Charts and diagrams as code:
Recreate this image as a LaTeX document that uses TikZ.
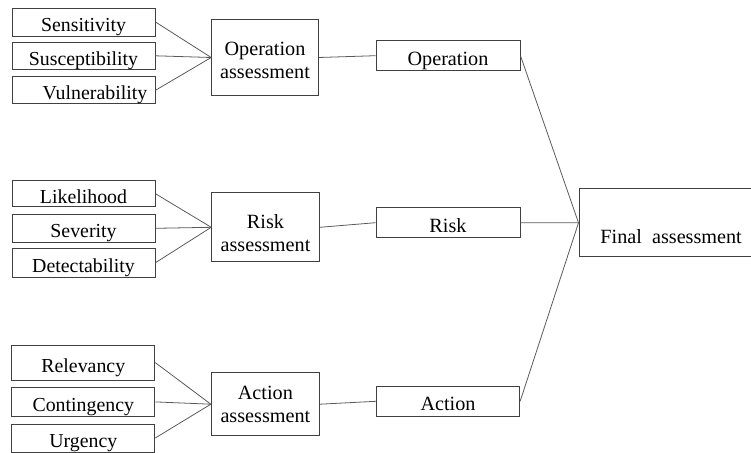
\documentclass[tikz,border=0pt]{standalone}
\usepackage{fontspec}
\setmainfont{Liberation Serif}
\begin{document}
\begin{tikzpicture}[x=0.02cm,y=-0.02cm,
  box/.style={draw=black!75,line width=0.55pt,inner sep=0pt,align=center,
    font=\fontsize{11.5}{13.2}\selectfont},
  single/.style={text height=#1,text depth=0pt},
  single/.default=11pt,
  leaf/.style={box,single,minimum width=143*0.02cm,
    font=\fontsize{11.3}{13.2}\selectfont},
  mid/.style={box,single,minimum width=144*0.02cm,minimum height=30*0.02cm},
  link/.style={draw=black!65,line width=0.45pt}]
\useasboundingbox (0,0) rectangle (751,453);

% operation branch
\node[leaf,minimum height=28*0.02cm] (sen) at (83.5,22) {Sensitivity};
\node[leaf,minimum height=27*0.02cm] (sus) at (83.5,55.8) {Susceptibility};
\node[leaf,minimum height=27.3*0.02cm] (vul) at (83.5,90.3) {\hspace*{13pt}Vulnerability};
\node[box,minimum width=106.7*0.02cm,minimum height=76.7*0.02cm] (opa) at (265,57.5)
  {\rule{0pt}{11.2pt}Operation\\assessment};
\node[mid] (op) at (448,55.7) {Operation};

% risk branch
\node[leaf,minimum height=26*0.02cm] (lik) at (83.5,193.7) {Likelihood};
\node[leaf,minimum height=28*0.02cm] (sev) at (83.5,228.3) {Severity};
\node[leaf,minimum height=28.7*0.02cm] (det) at (83.5,262.7) {Detectability};
\node[box,minimum width=107.6*0.02cm,minimum height=69*0.02cm] (ria) at (265.5,227.3)
  {\rule{0pt}{14.3pt}Risk\\assessment};
\node[mid] (risk) at (448,222.7) {Risk};

% action branch
\node[leaf,minimum height=34.8*0.02cm] (rel) at (83.3,362.6) {Relevancy};
\node[leaf,minimum height=28.7*0.02cm] (con) at (83.3,401.9) {Contingency};
\node[leaf,minimum height=28*0.02cm] (urg) at (83.3,438) {Urgency};
\node[box,minimum width=108.2*0.02cm,minimum height=63.2*0.02cm] (aca) at (265.4,404.2)
  {Action\\assessment};
\node[mid,minimum width=143.3*0.02cm,minimum height=29.7*0.02cm] (act) at (448,401.3) {Action};

% final node
\node[box,single=24pt,minimum width=172*0.02cm,minimum height=68*0.02cm] (fin) at (665,222.8)
  {\hspace*{7pt}Final\ \ assessment};

% connectors
\foreach \s/\t in {sen/opa,sus/opa,vul/opa,lik/ria,sev/ria,det/ria,rel/aca,con/aca,urg/aca}
  \draw[link] (\s.east) -- (\t.west);
\draw[link] (opa.east) -- (op.west);
\draw[link] (ria.east) -- (risk.west);
\draw[link] (aca.east) -- (act.west);
\foreach \s in {op,risk,act}
  \draw[link] (\s.east) -- (fin.west);
\end{tikzpicture}
\end{document}
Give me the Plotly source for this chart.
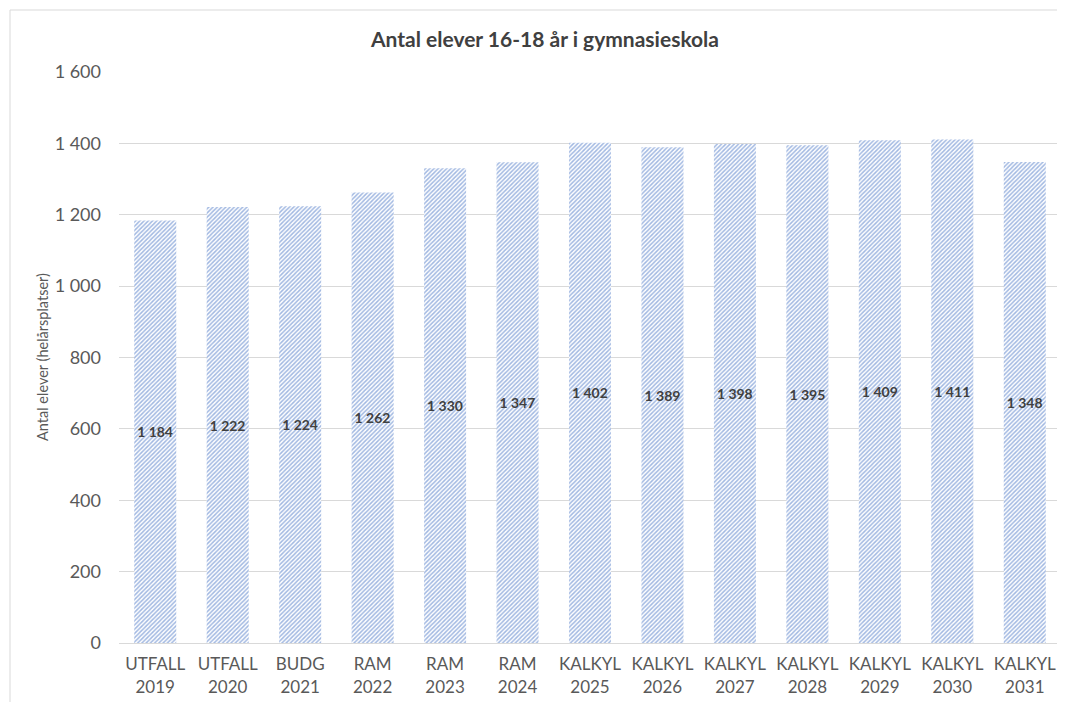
import plotly.graph_objects as go

categories = ["UTFALL<br>2019", "UTFALL<br>2020", "BUDG<br>2021", "RAM<br>2022", "RAM<br>2023", "RAM<br>2024",
              "KALKYL<br>2025", "KALKYL<br>2026", "KALKYL<br>2027", "KALKYL<br>2028", "KALKYL<br>2029",
              "KALKYL<br>2030", "KALKYL<br>2031"]
values = [1184, 1222, 1224, 1262, 1330, 1347, 1402, 1389, 1398, 1395, 1409, 1411, 1348]
tick_vals = [0, 200, 400, 600, 800, 1000, 1200, 1400, 1600]
tick_text = [f"{v:,}".replace(",", " ") for v in tick_vals]
labels = [f"{v:,}".replace(",", " ") for v in values]

FONT = "Lato"
W, H = 1065, 702
OFF = 8  # page body margin offset
L, R, T, B = 119 - OFF, 4 + OFF, 72 - OFF, 59 + OFF
pw, ph = W - L - R, H - T - B

fig = go.Figure()
fig.add_trace(go.Bar(
    x=categories, y=values, text=labels,
    textposition="inside", insidetextanchor="middle", textangle=0,
    textfont=dict(family=FONT, size=15, color="#404040", weight="bold"),
    marker=dict(color="white", line=dict(width=0),
                pattern=dict(shape="/", fgcolor="#4472C4", bgcolor="white", size=3, solidity=0.5)),
    width=0.58, cliponaxis=False,
))

fig.update_layout(
    width=W, height=H,
    margin=dict(l=L, r=R, t=T, b=B),
    paper_bgcolor="white", plot_bgcolor="white",
    showlegend=False,
    title=dict(text="<b>Antal elever 16-18 år i gymnasieskola</b>", x=(545 - OFF) / W, xanchor="center",
               y=1 - (40 - OFF) / H, yanchor="middle", font=dict(family=FONT, size=21, color="#404040")),
    xaxis=dict(showgrid=False, showline=True, linecolor="#d9d9d9", linewidth=1, ticks="",
               ticklabelstandoff=6,
               tickfont=dict(family=FONT, size=17, color="#595959")),
    yaxis=dict(range=[0, 1600], tickvals=tick_vals, ticktext=tick_text, showgrid=True,
               gridcolor="#d9d9d9", gridwidth=1, zeroline=False, showline=False, ticks="",
               ticklabelstandoff=17,
               tickfont=dict(family=FONT, size=18, color="#595959")),
    annotations=[dict(text="Antal elever (helårsplatser)", textangle=-90, xref="paper", yref="paper",
                      x=(42 - OFF - L) / pw, y=(H - B - (357 - OFF)) / ph, showarrow=False,
                      xanchor="center", yanchor="middle",
                      font=dict(family=FONT, size=14.5, color="#595959"))],
    shapes=[dict(type="rect", xref="paper", yref="paper",
                 x0=(10 - OFF - L) / pw, x1=(W + 20 - L) / pw,
                 y0=-(B + 20) / ph, y1=1 + (T - (10 - OFF)) / ph,
                 line=dict(color="#d9d9d9", width=1), fillcolor="rgba(0,0,0,0)", layer="below")],
)

fig.write_html("out.html")
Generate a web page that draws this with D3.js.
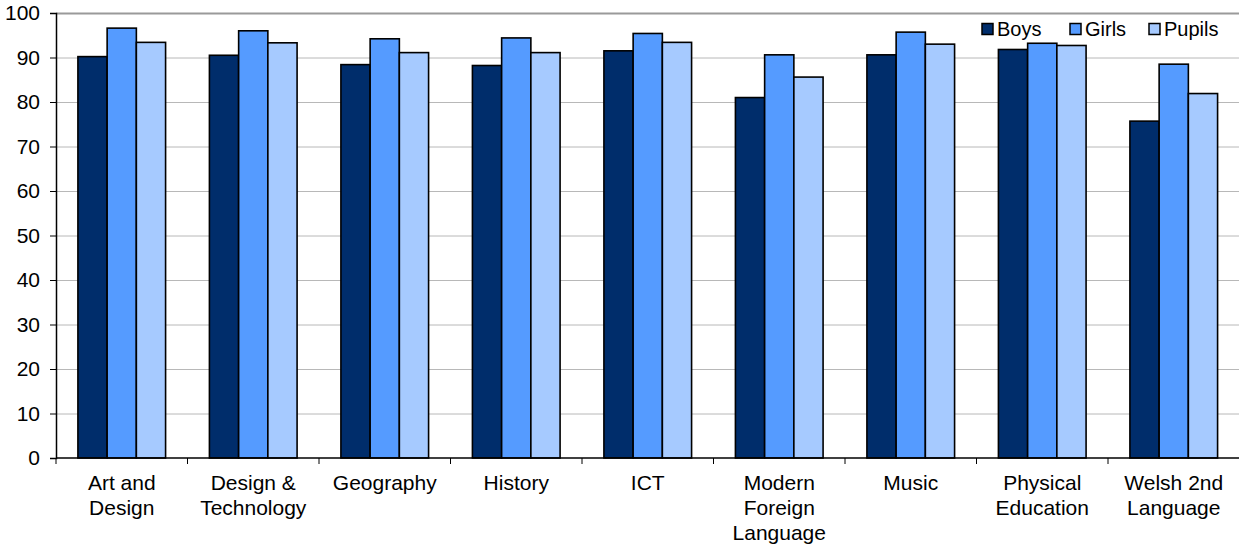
<!DOCTYPE html>
<html><head><meta charset="utf-8">
<script src="https://cdn.jsdelivr.net/npm/d3@7"></script>
<style>body{margin:0;background:#fff}svg{display:block;font-family:"Liberation Sans",Arial,sans-serif}</style>
</head><body><svg id="c" width="1239" height="548"></svg>
<script>
const categories = [["Art and","Design"],["Design &","Technology"],["Geography"],["History"],["ICT"],["Modern","Foreign","Language"],["Music"],["Physical","Education"],["Welsh 2nd","Language"]];
const seriesNames = ["Boys","Girls","Pupils"];
const boys   = [90.2, 90.5, 88.4, 88.2, 91.5, 81.0, 90.6, 91.8, 75.7];
const girls  = [96.6, 96.0, 94.2, 94.4, 95.4, 90.6, 95.7, 93.2, 88.5];
const pupils = [93.4, 93.3, 91.1, 91.1, 93.4, 85.6, 93.0, 92.7, 81.9];
const yTicks = [0,10,20,30,40,50,60,70,80,90,100];
const colors = ["#002D6B","#559BFF","#A6CAFF"];

const svg = d3.select("#c");
const L = 56, R = 1239.5, T = 13, B = 458;
const x = d3.scaleBand().domain(categories.map((d,i)=>i)).range([L,R]).paddingInner(0).paddingOuter(0);
const y = d3.scaleLinear().domain([0,100]).range([B,T]);
const bw = x.bandwidth()/4.5;

// gridlines
svg.append("g").selectAll("line").data(yTicks.filter(t=>t>0)).join("line")
  .attr("x1",L).attr("x2",1239).attr("y1",d=>y(d)+0.5).attr("y2",d=>y(d)+0.5)
  .attr("stroke",d=>d===100?"#9a9a9a":"#b8b8b8").attr("stroke-width",d=>d===100?2:1);

// y axis
const ya = svg.append("g").attr("transform",`translate(${L},0)`)
  .call(d3.axisLeft(y).tickValues(yTicks).tickSize(6).tickPadding(10));
ya.select(".domain").attr("stroke","#000").attr("stroke-width",1.5);
ya.selectAll(".tick line").attr("stroke","#000");
ya.selectAll("text").attr("font-size",21).attr("fill","#000").attr("font-family","Liberation Sans, Arial, sans-serif");

// bars
const series = [boys,girls,pupils];
series.forEach((vals,si)=>{
  svg.append("g").selectAll("rect").data(vals).join("rect")
    .attr("x",(d,i)=>x(i)+bw*0.75+si*bw)
    .attr("y",d=>y(d))
    .attr("width",bw).attr("height",d=>B-y(d))
    .attr("fill",colors[si]).attr("stroke","#000").attr("stroke-width",1.6);
});

// x axis
const xa = svg.append("g").attr("transform",`translate(0,${B})`);
xa.append("line").attr("x1",L).attr("x2",1239).attr("y1",0).attr("y2",0).attr("stroke","#000").attr("stroke-width",1.5);
xa.selectAll("line.t").data(d3.range(categories.length+1)).join("line").attr("class","t")
  .attr("x1",i=>L+i*x.step()).attr("x2",i=>L+i*x.step()).attr("y1",0).attr("y2",6).attr("stroke","#000");
const lab = xa.selectAll("text").data(categories).join("text")
  .attr("text-anchor","middle").attr("font-size",21).attr("fill","#000")
  .attr("transform",(d,i)=>`translate(${x(i)+x.bandwidth()/2},0)`);
lab.selectAll("tspan").data(d=>d).join("tspan").attr("x",0).attr("y",(d,j)=>32+j*25).text(d=>d);

// legend
const lx = [982,1070,1149];
const lg = svg.append("g");
seriesNames.forEach((n,i)=>{
  lg.append("rect").attr("x",lx[i]).attr("y",23.5).attr("width",11).attr("height",11)
    .attr("fill",colors[i]).attr("stroke","#000").attr("stroke-width",1.5);
  lg.append("text").attr("x",lx[i]+15).attr("y",35.5).attr("font-size",20).attr("fill","#000").text(n);
});
</script></body></html>
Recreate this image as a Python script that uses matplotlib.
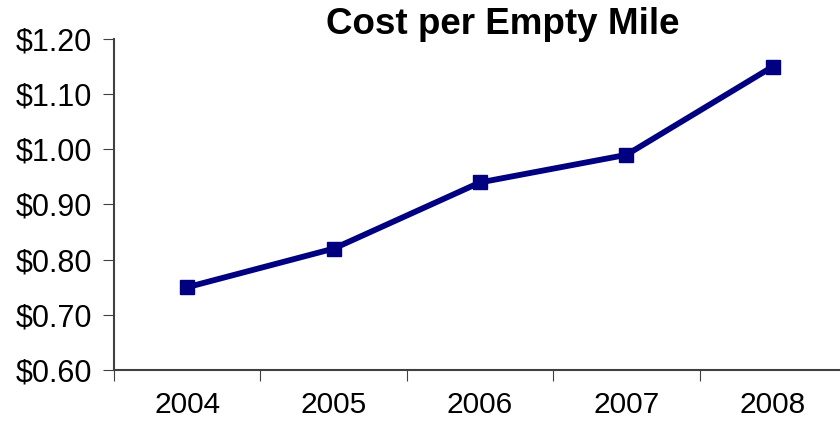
import matplotlib
matplotlib.use('Agg')
import matplotlib.pyplot as plt
from matplotlib.ticker import FuncFormatter

years = ['2004', '2005', '2006', '2007', '2008']
cost = [0.75, 0.82, 0.94, 0.99, 1.15]
yticks = [0.60, 0.70, 0.80, 0.90, 1.00, 1.10, 1.20]

plt.rcParams['font.family'] = ['Liberation Sans', 'DejaVu Sans']

fig = plt.figure(figsize=(8.4, 4.24), dpi=100)
ax = fig.add_axes([114 / 840, 54 / 424, 732 / 840, 331 / 424])

x = list(range(len(years)))
ax.plot(x, cost, color='#000080', linewidth=4.2, marker='s', markersize=9.5,
        solid_joinstyle='miter')

ax.set_xlim(-0.5, len(years) - 0.5)
ax.set_ylim(0.60, 1.20)
ax.set_yticks(yticks)
ax.yaxis.set_major_formatter(FuncFormatter(lambda v, p: '${:.2f}'.format(v)))
ax.set_xticks([i - 0.5 for i in range(len(years) + 1)])
ax.set_xticklabels([])
ax.set_xticks(x, minor=True)
ax.set_xticklabels(years, minor=True)
ax.tick_params(axis='x', which='minor', length=0, pad=15, labelsize=21.5)
ax.tick_params(axis='x', which='major', length=8, direction='out', color='#404040')
ax.tick_params(axis='y', length=8, direction='out', color='#404040', labelsize=22, pad=8)

for side in ['top', 'right']:
    ax.spines[side].set_visible(False)
for side in ['left', 'bottom']:
    ax.spines[side].set_color('#404040')
    ax.spines[side].set_linewidth(1.5)

fig.text(503 / 840, 1 - 24 / 424, 'Cost per Empty Mile', ha='center', va='center',
         fontsize=26.5, fontweight='bold')

fig.savefig('out.png', dpi=100)
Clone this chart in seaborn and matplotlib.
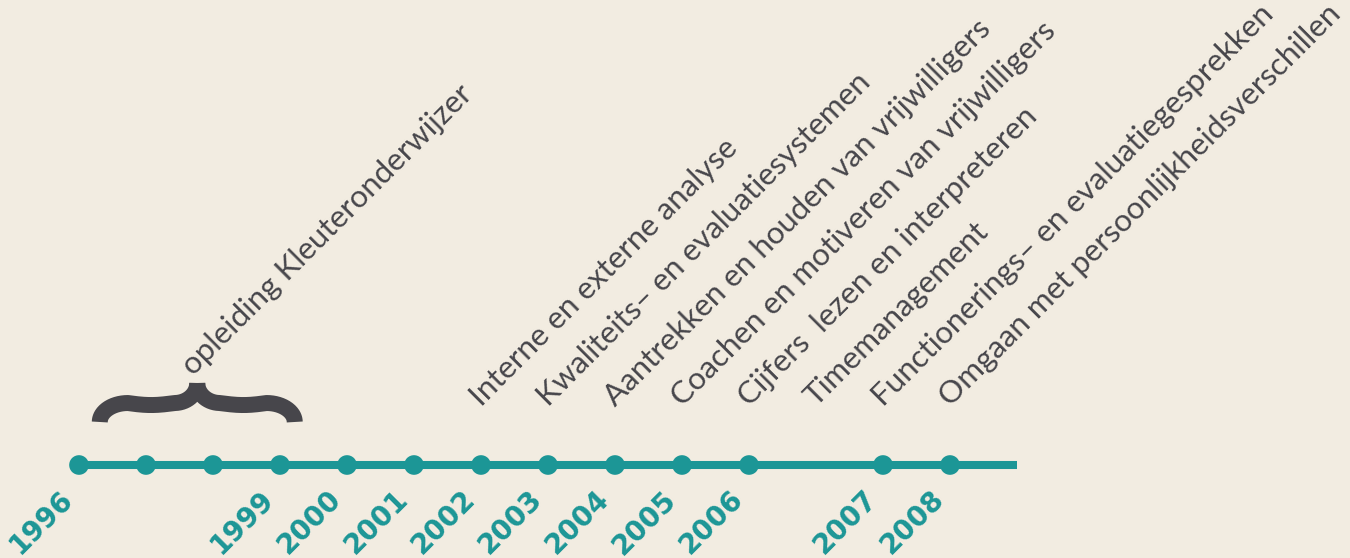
import numpy as np
import matplotlib
matplotlib.use("Agg")
import matplotlib.pyplot as plt
import seaborn as sns

# timeline dots (position units, one unit per year step)
dot_pos = [0, 1, 2, 3, 4, 5, 6, 7, 8, 9, 10, 12, 13]
year_labels = ["1996", "", "", "1999", "2000", "2001", "2002", "2003",
               "2004", "2005", "2006", "2007", "2008"]
line_end = 14

# courses, one per dot position
course_pos = [6, 7, 8, 9, 10, 11, 12, 13]
courses = ["Interne en externe analyse",
           "Kwaliteits– en evaluatiesystemen",
           "Aantrekken en houden van vrijwilligers",
           "Coachen en motiveren van vrijwilligers",
           "Cijfers  lezen en interpreteren",
           "Timemanagement",
           "Functionerings– en evaluatiegesprekken",
           "Omgaan met persoonlijkheidsverschillen"]

# study period shown with a brace
brace_start, brace_end = 0.31, 3.22
brace_label = "opleiding Kleuteronderwijzer"

bg = "#f2ece1"
teal = "#1c9696"
grey = "#47464b"

sns.set_theme(style="white")
plt.rcParams["font.family"] = ["Lato", "DejaVu Sans"]

fig = plt.figure(figsize=(13.5, 5.58), dpi=100)
fig.patch.set_facecolor(bg)
ax = fig.add_axes([0, 0, 1, 1])
ax.set_facecolor(bg)
u = 67.0  # pixels per unit
ax.set_xlim(-79 / u, (1350 - 79) / u)
ax.set_ylim(-(558 - 465) / u, 465 / u)
ax.axis("off")

# main line and dots
sns.lineplot(x=[0, line_end], y=[0, 0], ax=ax, color=teal, linewidth=5.8,
             solid_capstyle="butt")
sns.scatterplot(x=dot_pos, y=[0] * len(dot_pos), ax=ax, color=teal, s=200,
                edgecolor="none", zorder=3)

for p, lab in zip(dot_pos, year_labels):
    if lab:
        ax.text(p - 0.3, -0.3, lab, rotation=45, rotation_mode="anchor",
                ha="right", va="top", color=teal, fontsize=20,
                fontweight="bold", family=["DejaVu Sans"])

for p, lab in zip(course_pos, courses):
    ax.text(p, 0.86, lab, rotation=45, rotation_mode="anchor", ha="left",
            va="baseline", color=grey, fontsize=22.5)

# brace: two halves, each an outer hook, a plateau and an inner hook
y_bot, y_plat, y_tip = 0.642, 0.925, 1.224
rx_out, rx_in = 0.42, 0.34
t = np.linspace(0, np.pi / 2, 60)


def half_brace(a, m):
    s = 1 if m > a else -1
    x1 = a + s * rx_out * (1 - np.cos(t))
    y1 = y_bot + (y_plat - y_bot) * np.sin(t)
    x2 = np.linspace(a + s * rx_out, m - s * rx_in, 40)
    y2 = y_plat - 0.03 * np.sin(np.linspace(0, np.pi, 40))
    x3 = m - s * rx_in * (1 - np.sin(t))
    y3 = y_plat + (y_tip - y_plat) * (1 - np.cos(t))
    return np.concatenate([x1, x2, x3]), np.concatenate([y1, y2, y3])


brace_mid = (brace_start + brace_end) / 2
for a in (brace_start, brace_end):
    xs, ys = half_brace(a, brace_mid)
    ax.plot(xs, ys, color=grey, linewidth=11.5, solid_capstyle="butt")

ax.text(brace_mid - 0.05, 1.32, brace_label, rotation=45,
        rotation_mode="anchor", ha="left", va="baseline", color=grey,
        fontsize=22.5)

fig.savefig("out.png", dpi=100, facecolor=bg)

#### Exercise details
Reproduce exactly, and only, the lines from the one containing "Clone this chart in seaborn and matplotlib." through the one containing "line_end = 14", including both; leave out any pictures.

#### Solved exercise
Clone this chart in seaborn and matplotlib.
import numpy as np
import matplotlib
matplotlib.use("Agg")
import matplotlib.pyplot as plt
import seaborn as sns

# timeline dots (position units, one unit per year step)
dot_pos = [0, 1, 2, 3, 4, 5, 6, 7, 8, 9, 10, 12, 13]
year_labels = ["1996", "", "", "1999", "2000", "2001", "2002", "2003",
               "2004", "2005", "2006", "2007", "2008"]
line_end = 14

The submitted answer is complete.